Exposition de dessins sur mouchoirs en tissu du 11 septembre au 6 novembre 2021. Preview presse vendredi 10 septembre + samedi 11 septembre sur rendez-vous, en présence de Reno Leplat-Torti.
Preview VIP vendredi 10 septembre de 14h à 19h en présence de Reno Leplat-Torti
Du 11 septembre au 6 novembre 2021, la galerie delphine courtay inaugure sa nouvelle saison en exposant une centaine de Paños, dessins sur mouchoirs en tissu, représentatifs de l’art carcéral chicano, provenant de la collection de Reno Leplat-Torti. L’art du Paño est apparu dans les années 40 dans les prisons du Texas, de Californie et du Nouveau-Mexique au sein de la communauté chicana, une tradition qui perdure aujourd’hui dans les prisons du sud-ouest des Etats-Unis.
Cet art singulier, à la marge des circuits traditionnels, s’inscrit dans ce que l’on appelle l’« art outsider ». La galerie est honorée d’accueillir les oeuvres des Pintos – artistes prisonniers américains d’origine mexicaine – et d’aider par cette exposition collective, ces artistes de l’intérieur, souvent condamnés à perpétuité, à exister et à voyager au-delà de leur univers carcéral.
À la manière d’une carte postale, les dessins réalisés par les pintos sur les mouchoirs de coton blanc distribués par l’administration pénitentière, les paños, sont l’unique support destiné à transmettre un message à
l’extérieur. Outre l’illétrisme fréquent parmi les détenus, ces toiles miniatures sont aussi une façon d’avouer pudiquement leurs sentiments, émotions, pensées, rêves dissimulés et d’offrir ce témoignage affectif à leurs
proches. Griffés façon tattoo avec l’encre des stylos bille, ces étoffes enluminées véhiculent leur propre code, leur propre technique, transmise d’une génération de détenus à l’autre.

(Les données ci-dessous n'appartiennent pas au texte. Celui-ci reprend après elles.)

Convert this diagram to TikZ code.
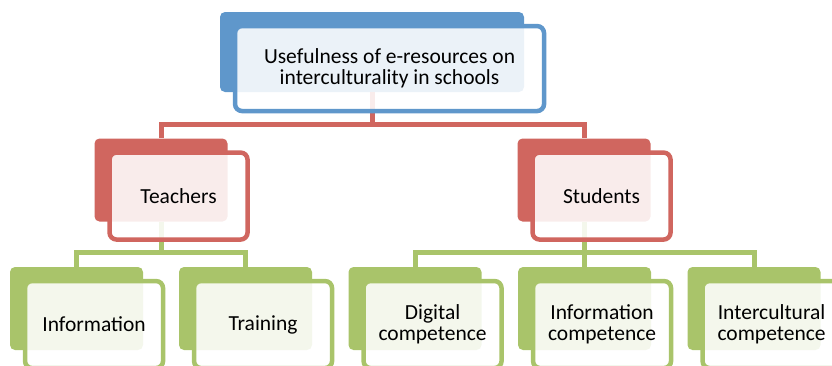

Les pintos sont souvent d’anciens membres de gangs qui purgent de longues peines. Ils s’inspirent de la culture visuelle éclectique de la vie dans le barrio (guetto chicano) où beaucoup de façades sont ornées de murales (fresques colorées) magnifiant l’identité chicana : mythes aztèques, guérilleros révolutionnaires mexicains, îcones religieuses… mais aussi la vida loca (la vie folle dans le barrio). Ils déchirent ainsi les pages
des livres de bibliothèque et des revues pornographiques illicites, stockent les images imprimées pour se constituer des copias (collections personnelles d’illustrations) qui s’échangent clandestinement entre codétenus. Ils reproduisent plus ou moins habilement cette imagerie avec les matériaux qu’ils trouvent à portée de main par une technique de transfert, proche de celle du tatouage.
Puissamment expressifs, les dessins témoignent de la vie des pintos en captivité à travers une grande force esthétique, apparaissant telles des pages arrachées de journaux intimes cathartiques. Les thèmes graphiques varient en fonction du destinataire. Modestes dessins intimistes, personnages de cartoons, fantasmes éroticosentimentaux, Jésus-Christ et la Vierge de la Guadelupe, vida loca, addiction à la drogue, dieux aztèques…
Ces références iconographiques s’entremêlent à celles de l’univers carcéral (barreaux, miradors, sablier, fils barbelés…) dans une composition dense.
Cet art clandestin de la sphère intime est aujourd’hui entré dans le monde de l’art. Autrefois anonymes, certains détenus signent aujourd’hui leurs productions qui en font un véritable art populaire. Surveillée de plus
en plus par l’administration pénitentière, toute cette tradition artistique risque un jour de disparaitre.
Reno Leplat-Torti, né en 1984 à Marseille, est artiste sérigraphe, graphiste, auteur de comics, réalisateur de documentaires, collectionneur. Issu du graphzine, il intègre l’École des Beaux-Arts de Nîmes où il fonde la maison d’éditions Nunu. En 2009, en glanant sur internet des petits objets fabriqués en prison, il découvre l’art des paños. Frappé par la puissance à la fois du sujet et de la forme, il prend contact avec des familles de détenus américains et possède aujourd’hui une collection de plus de 600 mouchoirs présentée dans de nombreuses galeries en Europe. Il prépare également un film documentaire sur cette tradition carcérale.
Entré également dans diverses collections privées et publiques, l’art carcéral chicano a eu les honneurs de la Biennale de Venise en 2013 lors d’une expositon curatée par l’artiste Cindy Sherman. Il est
également présenté dans de nombreuses expositions prestigieuses en France comme au Quai Branly en 2014, ou encore au Musée Confluence à Lyon en 2019, ainsi qu’à l’international dans différents musées, centres d’art et galeries d’art avec qui, Reno collabore également.